As funções dos cardeais, como tais, são hoje muito reduzidas: colaboram com o Santo Padre no exercício da sua função primacial, mas mais integrados nos organismos da Cúria Romana, que através de verdadeiros Consistórios. Estes são mais reminiscências históricas que estruturas efectivamente decisionais. O Consistório hoje é mais para formalizar certas decisões, que para discuti-las ou decidir.

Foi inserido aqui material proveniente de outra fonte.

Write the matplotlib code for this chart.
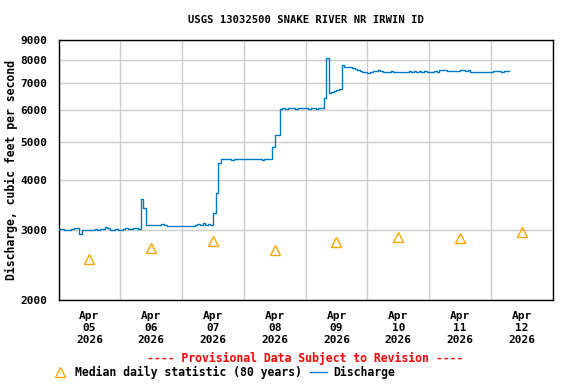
import numpy as np
import pandas as pd
import matplotlib
matplotlib.use("Agg")
import matplotlib.pyplot as plt
import matplotlib.dates as mdates
from matplotlib.ticker import FixedLocator, NullLocator, FixedFormatter
from matplotlib.lines import Line2D

# hourly discharge (cfs)
apr05 = [3015, 3010, 3005, 3005, 3000, 3010, 3030, 3025, 2935, 2990, 2995, 2990,
         2995, 3000, 3010, 3005, 3010, 3015, 3045, 3030, 3005, 3000, 3010, 2990]
apr06 = [2990, 3020, 3025, 3015, 3020, 3025, 3030, 3010, 3580, 3400, 3085, 3080,
         3085, 3080, 3085, 3090, 3110, 3090, 3065, 3060, 3060, 3065, 3060, 3065]
apr07 = [3070, 3065, 3070, 3075, 3070, 3080, 3110, 3095, 3115, 3090, 3100, 3095,
         3300, 3710, 4420, 4510, 4515, 4510, 4510, 4505, 4510, 4515, 4510, 4510]
apr08 = [4510, 4515, 4510, 4510, 4515, 4510, 4510, 4505, 4510, 4510, 4515, 4860,
         5190, 5200, 6030, 6060, 6050, 6070, 6060, 6080, 6050, 6060, 6070, 6060]
apr09 = [6060, 6050, 6060, 6070, 6050, 6060, 6070, 6420, 8090, 6620, 6680, 6700,
         6720, 6780, 7770, 7720, 7710, 7690, 7640, 7630, 7560, 7540, 7490, 7480]
apr10 = [7450, 7490, 7540, 7530, 7550, 7520, 7480, 7470, 7490, 7510, 7500, 7490,
         7460, 7480, 7470, 7500, 7520, 7490, 7510, 7500, 7520, 7490, 7510, 7500]
apr11 = [7500, 7490, 7510, 7500, 7560, 7550, 7570, 7540, 7530, 7520, 7540, 7530,
         7550, 7560, 7540, 7550, 7490, 7480, 7500, 7480, 7470, 7490, 7460, 7480]
apr12 = [7500, 7520, 7510, 7530, 7500, 7520, 7530, 7510]

median_days = ["2026-04-05", "2026-04-06", "2026-04-07", "2026-04-08",
               "2026-04-09", "2026-04-10", "2026-04-11", "2026-04-12"]
median_vals = [2540, 2700, 2820, 2665, 2790, 2875, 2860, 2960]

y_ticks = [2000, 3000, 4000, 5000, 6000, 7000, 8000, 9000]

flow = apr05 + apr06 + apr07 + apr08 + apr09 + apr10 + apr11 + apr12
times = pd.date_range("2026-04-05 00:00", periods=len(flow), freq="h")
med_t = pd.to_datetime(median_days) + pd.Timedelta(hours=12)

plt.rcParams['font.family'] = 'DejaVu Sans Mono'
plt.rcParams['font.weight'] = 'bold'
plt.rcParams['axes.titleweight'] = 'bold'
plt.rcParams['axes.labelweight'] = 'bold'

fig = plt.figure(figsize=(5.76, 3.84), dpi=100)
ax = fig.add_axes([58.5/576, 1-300/384, 494.2/576, 260/384])

blue = '#0078C8'
orange = '#FFA500'

ax.plot(times, flow, color=blue, lw=1.0, drawstyle='steps-post', zorder=3)
ax.plot(med_t, median_vals, ls='none', marker='^', ms=6.5, mfc='none',
        mec=orange, mew=1.0, zorder=4)

ax.set_yscale('log')
ax.set_ylim(2000, 9000)
ax.yaxis.set_major_locator(FixedLocator(y_ticks))
ax.yaxis.set_major_formatter(FixedFormatter([str(v) for v in y_ticks]))
ax.yaxis.set_minor_locator(NullLocator())

ax.set_xlim(pd.Timestamp("2026-04-05"), pd.Timestamp("2026-04-13"))
ax.xaxis.set_major_locator(mdates.HourLocator(byhour=[12]))
ax.xaxis.set_major_formatter(mdates.DateFormatter("%b\n%d\n%Y"))
ax.xaxis.set_minor_locator(mdates.DayLocator())

ax.grid(True, which='minor', axis='x', color='#CCCCCC', lw=1.0)
ax.grid(True, which='major', axis='y', color='#CCCCCC', lw=1.0)
ax.set_axisbelow(True)
ax.tick_params(which='both', length=0)
ax.tick_params(axis='y', labelsize=8, pad=8)
ax.tick_params(axis='x', labelsize=8, pad=8)
for lab in ax.get_xticklabels():
    lab.set_linespacing(1.25)

for s in ax.spines.values():
    s.set_linewidth(1.0)
    s.set_color('black')

ax.set_ylabel("Discharge, cubic feet per second", fontsize=8.3, labelpad=2)
ax.set_title("USGS 13032500 SNAKE RIVER NR IRWIN ID", fontsize=7.6, pad=12)

fig.text(305.5/576, 1-358.7/384, "---- Provisional Data Subject to Revision ----",
         color='red', fontsize=8.3, ha='center', va='center')

handles = [Line2D([], [], ls='none', marker='^', ms=6.5, mfc='none', mec=orange, mew=1.0),
           Line2D([], [], color=blue, lw=1.0)]
fig.legend(handles, ["Median daily statistic (80 years)", "Discharge"],
           loc='center left', bbox_to_anchor=(52/576, 1-372/384), ncol=2,
           frameon=False, fontsize=8.3, handlelength=1.45, handletextpad=0.55,
           columnspacing=0.7, borderpad=0, borderaxespad=0)

fig.savefig("out.png", dpi=100)
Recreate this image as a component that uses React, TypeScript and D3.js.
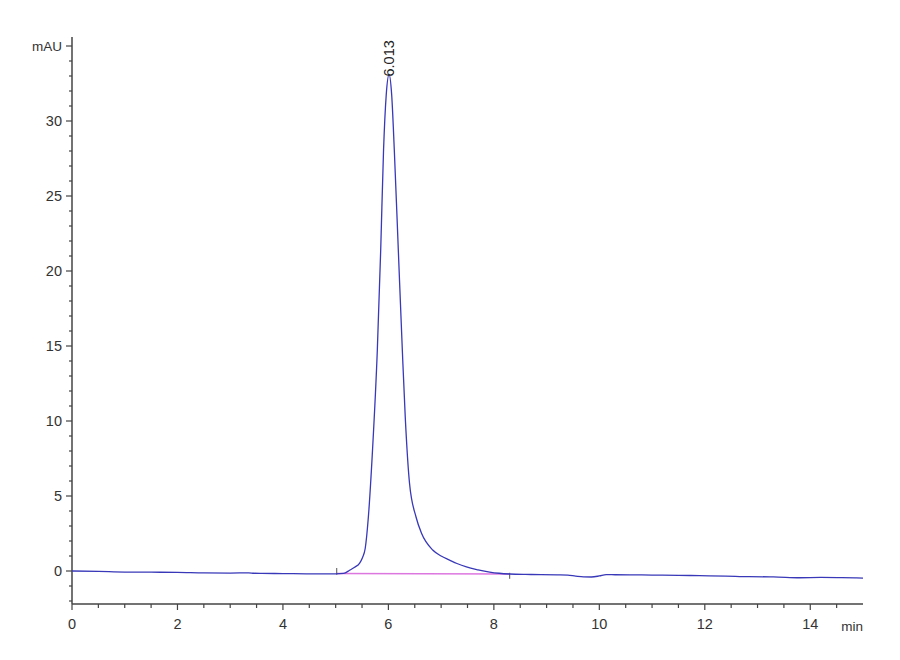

O poder mais significativo que o Colégio Cardinalício mantém é o de eleger o Papa, prerrogativa que se reduz à escolha de uma pessoa, mas que, indirectamente, comporta a opção de uma linha de Pontificado. Dada porém a total autonomia que o eleito goza, essa determinação torna-se relativa.

O Cardinalato nasceu de uma reforma. Parecia que uma outra reforma, a do Vaticano II, o dispensaria, passados precisamente mil anos. Paulo VI, porém, não obstante o seu espírito inovador, manteve o Cardinalato, e João Paulo II, aumentando-lhe o número e a internacionalização, ainda mais o consolidou.

Não falta quem considere absoleta essa instituição. Ela porém pode ser encarada como uma forma de manter e sublinhar a realidade romana do Papado. O Papa é, antes de mais, Bispo de Roma e, como tal, qual sucessor de Pedro, cabe-lhe a função primacial. A existência de um Colégio de cardeais, cada vez mais internacional, mas sempre ligado à Igreja Romana, pelo exclusivo da nomeação papal e por uma certa ligação com as dioceses suburbicárias, com as igrejas titulares e as diaconias da diocese de Roma, por mais antiquado que pareça, aproxima o Papado da sua origem. Com a participação, ao mesmo tempo universal e discreta de um Colégio Cardinalício, o Papa aparece mais como Bispo de Roma, sucessor de Pedro, na sua função primigénia de coluna de comunhão e de ortodoxia. Outras formas de participação da Igreja Universal no governo do Papa, na base das Conferências Episcopais ou noutras formas que foram ventiladas, talvez acabassem por realçar ainda mais o Papa como Bispo universal, numa centralização que não estaria muito na linha de uma eclesiologia tradicional e ecuménica. Também aí residiriam a importância e a vantagem de manter a estrutura em questão.